-- What is required --
Search the records that follow and extract every line containing the string "Clone".

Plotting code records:
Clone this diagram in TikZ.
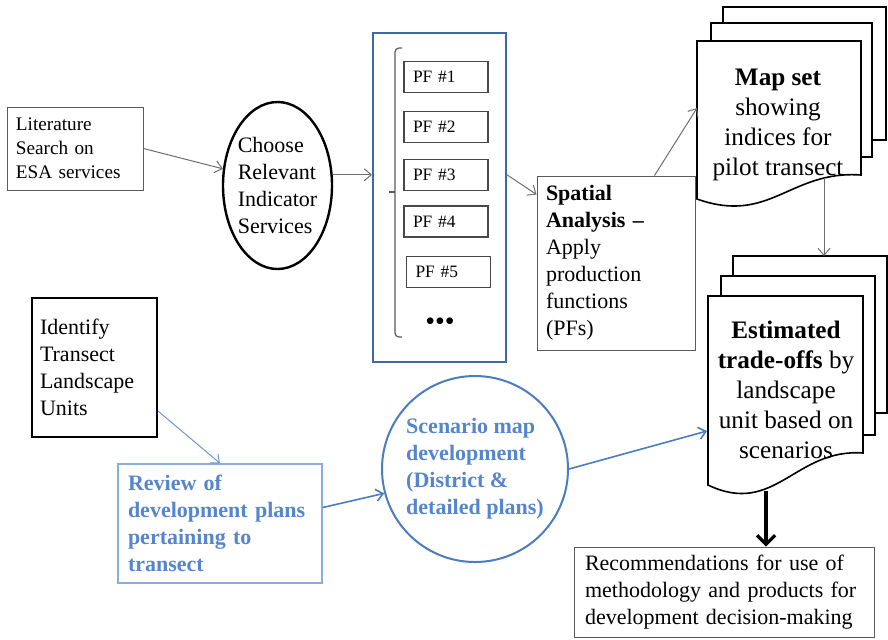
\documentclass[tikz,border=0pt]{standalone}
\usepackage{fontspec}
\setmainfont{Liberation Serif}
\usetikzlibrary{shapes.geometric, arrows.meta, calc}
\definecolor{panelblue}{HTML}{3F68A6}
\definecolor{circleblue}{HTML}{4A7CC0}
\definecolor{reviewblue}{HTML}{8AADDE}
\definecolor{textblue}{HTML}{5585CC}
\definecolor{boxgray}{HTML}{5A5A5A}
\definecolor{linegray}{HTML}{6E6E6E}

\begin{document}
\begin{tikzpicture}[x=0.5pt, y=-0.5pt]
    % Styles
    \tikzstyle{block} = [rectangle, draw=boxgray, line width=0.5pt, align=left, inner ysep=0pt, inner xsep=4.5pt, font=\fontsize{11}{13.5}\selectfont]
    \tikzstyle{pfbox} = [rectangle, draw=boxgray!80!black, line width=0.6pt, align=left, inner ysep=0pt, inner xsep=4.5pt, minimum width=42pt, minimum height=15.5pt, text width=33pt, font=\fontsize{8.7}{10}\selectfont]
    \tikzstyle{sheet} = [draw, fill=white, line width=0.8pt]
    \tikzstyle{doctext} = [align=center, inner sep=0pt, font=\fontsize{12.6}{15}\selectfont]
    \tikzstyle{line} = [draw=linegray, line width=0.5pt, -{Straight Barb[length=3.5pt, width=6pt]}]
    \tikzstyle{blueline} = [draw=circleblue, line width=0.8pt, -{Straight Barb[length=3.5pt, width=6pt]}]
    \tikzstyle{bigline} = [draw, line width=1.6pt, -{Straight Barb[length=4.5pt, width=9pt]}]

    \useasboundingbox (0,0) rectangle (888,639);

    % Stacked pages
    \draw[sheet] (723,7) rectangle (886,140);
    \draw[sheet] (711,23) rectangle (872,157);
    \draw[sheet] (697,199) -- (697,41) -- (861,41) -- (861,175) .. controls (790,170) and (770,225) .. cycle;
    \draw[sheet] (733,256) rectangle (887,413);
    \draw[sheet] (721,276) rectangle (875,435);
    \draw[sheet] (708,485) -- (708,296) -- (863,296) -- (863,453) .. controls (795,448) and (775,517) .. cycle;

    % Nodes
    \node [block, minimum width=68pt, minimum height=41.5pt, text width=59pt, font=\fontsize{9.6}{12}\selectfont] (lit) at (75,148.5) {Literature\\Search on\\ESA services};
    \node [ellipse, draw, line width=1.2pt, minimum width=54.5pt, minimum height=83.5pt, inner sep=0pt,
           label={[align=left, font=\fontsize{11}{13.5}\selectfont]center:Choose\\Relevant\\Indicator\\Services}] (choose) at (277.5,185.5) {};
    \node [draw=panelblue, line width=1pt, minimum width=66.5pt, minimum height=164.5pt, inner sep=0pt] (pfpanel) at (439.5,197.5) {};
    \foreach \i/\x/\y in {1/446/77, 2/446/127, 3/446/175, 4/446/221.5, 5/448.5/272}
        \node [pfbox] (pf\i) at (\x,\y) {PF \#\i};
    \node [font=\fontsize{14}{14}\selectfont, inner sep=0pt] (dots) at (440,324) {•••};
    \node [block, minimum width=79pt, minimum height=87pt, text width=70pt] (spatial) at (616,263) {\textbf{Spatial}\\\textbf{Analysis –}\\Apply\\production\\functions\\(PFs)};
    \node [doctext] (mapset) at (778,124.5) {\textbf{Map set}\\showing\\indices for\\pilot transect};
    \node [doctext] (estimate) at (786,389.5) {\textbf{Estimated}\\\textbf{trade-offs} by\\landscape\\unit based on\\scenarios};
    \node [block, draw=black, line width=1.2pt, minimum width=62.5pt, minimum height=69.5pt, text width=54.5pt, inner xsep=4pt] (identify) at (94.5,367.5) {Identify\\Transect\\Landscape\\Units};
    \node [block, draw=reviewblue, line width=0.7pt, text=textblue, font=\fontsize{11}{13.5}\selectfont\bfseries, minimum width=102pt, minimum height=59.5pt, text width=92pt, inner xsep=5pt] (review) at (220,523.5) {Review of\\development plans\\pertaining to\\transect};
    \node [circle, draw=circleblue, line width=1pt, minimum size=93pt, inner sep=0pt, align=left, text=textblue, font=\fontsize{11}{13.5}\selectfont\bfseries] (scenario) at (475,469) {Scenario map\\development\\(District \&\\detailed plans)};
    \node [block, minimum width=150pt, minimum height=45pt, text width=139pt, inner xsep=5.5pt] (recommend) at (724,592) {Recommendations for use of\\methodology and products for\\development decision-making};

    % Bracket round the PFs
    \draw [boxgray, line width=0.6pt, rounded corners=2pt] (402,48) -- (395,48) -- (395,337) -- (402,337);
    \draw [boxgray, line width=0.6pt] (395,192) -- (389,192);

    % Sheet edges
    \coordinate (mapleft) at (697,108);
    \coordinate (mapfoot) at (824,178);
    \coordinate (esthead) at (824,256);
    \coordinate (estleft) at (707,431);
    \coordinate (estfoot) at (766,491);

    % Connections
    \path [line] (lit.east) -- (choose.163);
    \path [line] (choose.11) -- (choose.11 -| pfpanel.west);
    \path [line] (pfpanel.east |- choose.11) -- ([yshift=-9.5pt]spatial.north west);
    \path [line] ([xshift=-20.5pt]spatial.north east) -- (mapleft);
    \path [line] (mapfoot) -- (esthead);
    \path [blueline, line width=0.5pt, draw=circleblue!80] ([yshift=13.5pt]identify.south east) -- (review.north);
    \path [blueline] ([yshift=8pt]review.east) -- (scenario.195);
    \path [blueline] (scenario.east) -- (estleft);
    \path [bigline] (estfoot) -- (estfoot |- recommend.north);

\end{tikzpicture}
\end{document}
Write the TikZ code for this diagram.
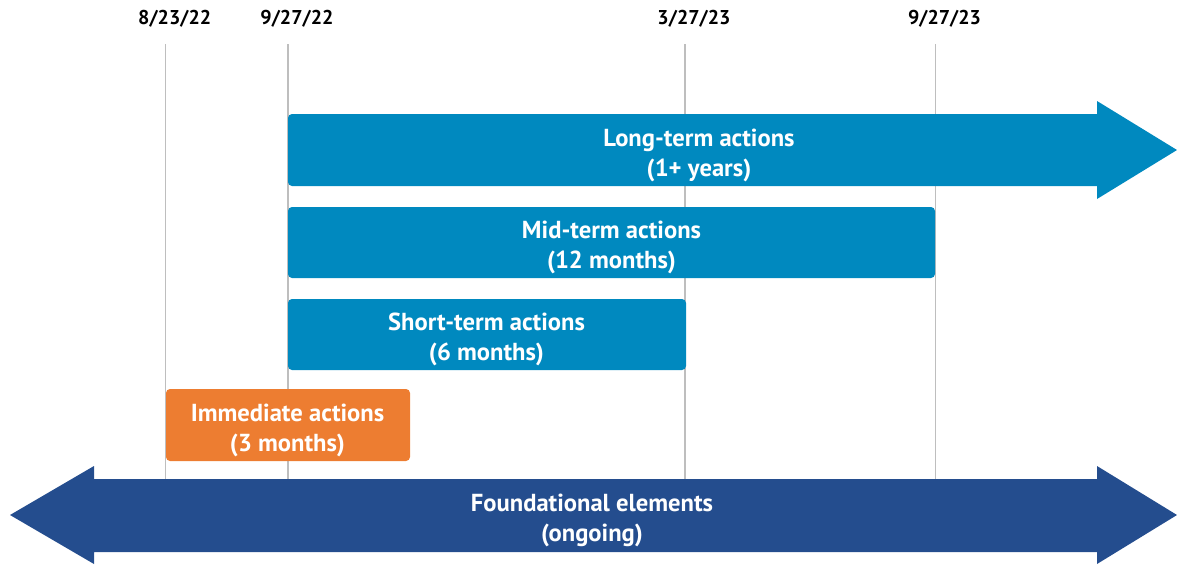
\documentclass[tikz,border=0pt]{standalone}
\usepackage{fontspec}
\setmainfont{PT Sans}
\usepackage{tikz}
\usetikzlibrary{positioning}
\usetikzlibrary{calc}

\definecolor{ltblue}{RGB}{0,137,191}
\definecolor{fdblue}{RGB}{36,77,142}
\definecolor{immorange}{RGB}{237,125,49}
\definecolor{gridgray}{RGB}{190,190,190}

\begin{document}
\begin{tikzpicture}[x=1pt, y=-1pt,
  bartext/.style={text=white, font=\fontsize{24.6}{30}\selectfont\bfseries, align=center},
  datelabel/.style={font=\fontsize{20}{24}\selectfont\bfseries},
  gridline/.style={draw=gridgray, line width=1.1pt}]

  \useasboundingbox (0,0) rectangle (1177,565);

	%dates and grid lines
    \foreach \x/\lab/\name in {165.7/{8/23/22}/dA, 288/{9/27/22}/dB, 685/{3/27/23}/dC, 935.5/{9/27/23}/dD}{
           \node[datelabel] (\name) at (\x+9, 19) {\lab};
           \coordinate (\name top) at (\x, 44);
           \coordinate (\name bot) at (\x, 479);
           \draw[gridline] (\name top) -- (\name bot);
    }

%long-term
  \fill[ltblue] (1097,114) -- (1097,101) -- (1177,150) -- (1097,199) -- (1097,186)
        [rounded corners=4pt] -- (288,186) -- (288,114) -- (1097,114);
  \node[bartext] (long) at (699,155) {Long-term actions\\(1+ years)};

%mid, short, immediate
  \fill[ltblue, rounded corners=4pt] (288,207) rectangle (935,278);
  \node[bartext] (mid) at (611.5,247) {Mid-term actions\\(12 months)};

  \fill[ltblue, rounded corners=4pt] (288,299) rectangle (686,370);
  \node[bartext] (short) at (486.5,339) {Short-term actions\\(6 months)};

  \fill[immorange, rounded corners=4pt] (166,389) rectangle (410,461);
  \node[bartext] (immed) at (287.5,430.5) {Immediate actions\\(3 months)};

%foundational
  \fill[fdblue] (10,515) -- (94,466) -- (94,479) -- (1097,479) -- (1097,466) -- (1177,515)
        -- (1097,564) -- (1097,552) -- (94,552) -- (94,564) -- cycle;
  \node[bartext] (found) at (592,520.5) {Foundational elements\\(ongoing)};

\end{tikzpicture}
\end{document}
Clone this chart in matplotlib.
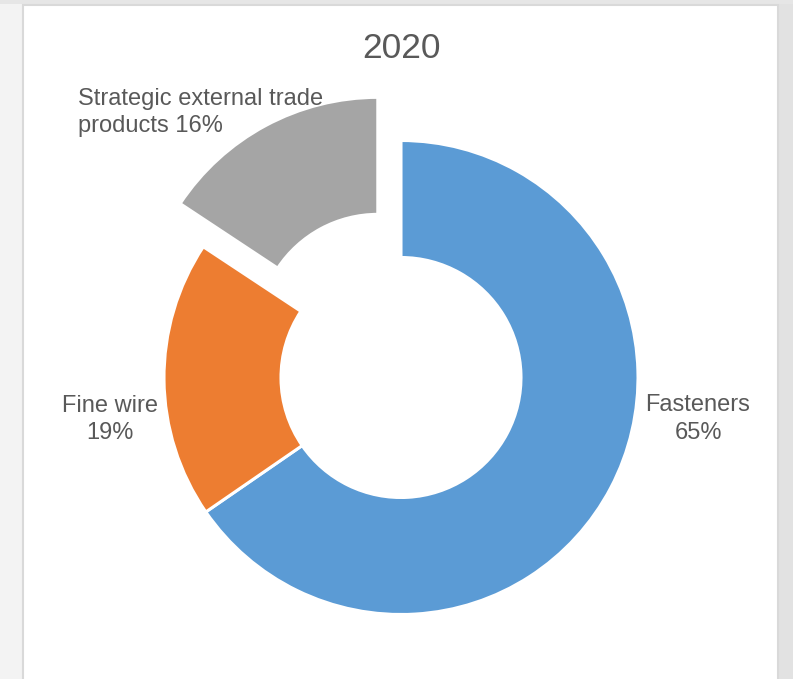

-- Written solution --
Clone this diagram in TikZ.
Clone this chart in matplotlib.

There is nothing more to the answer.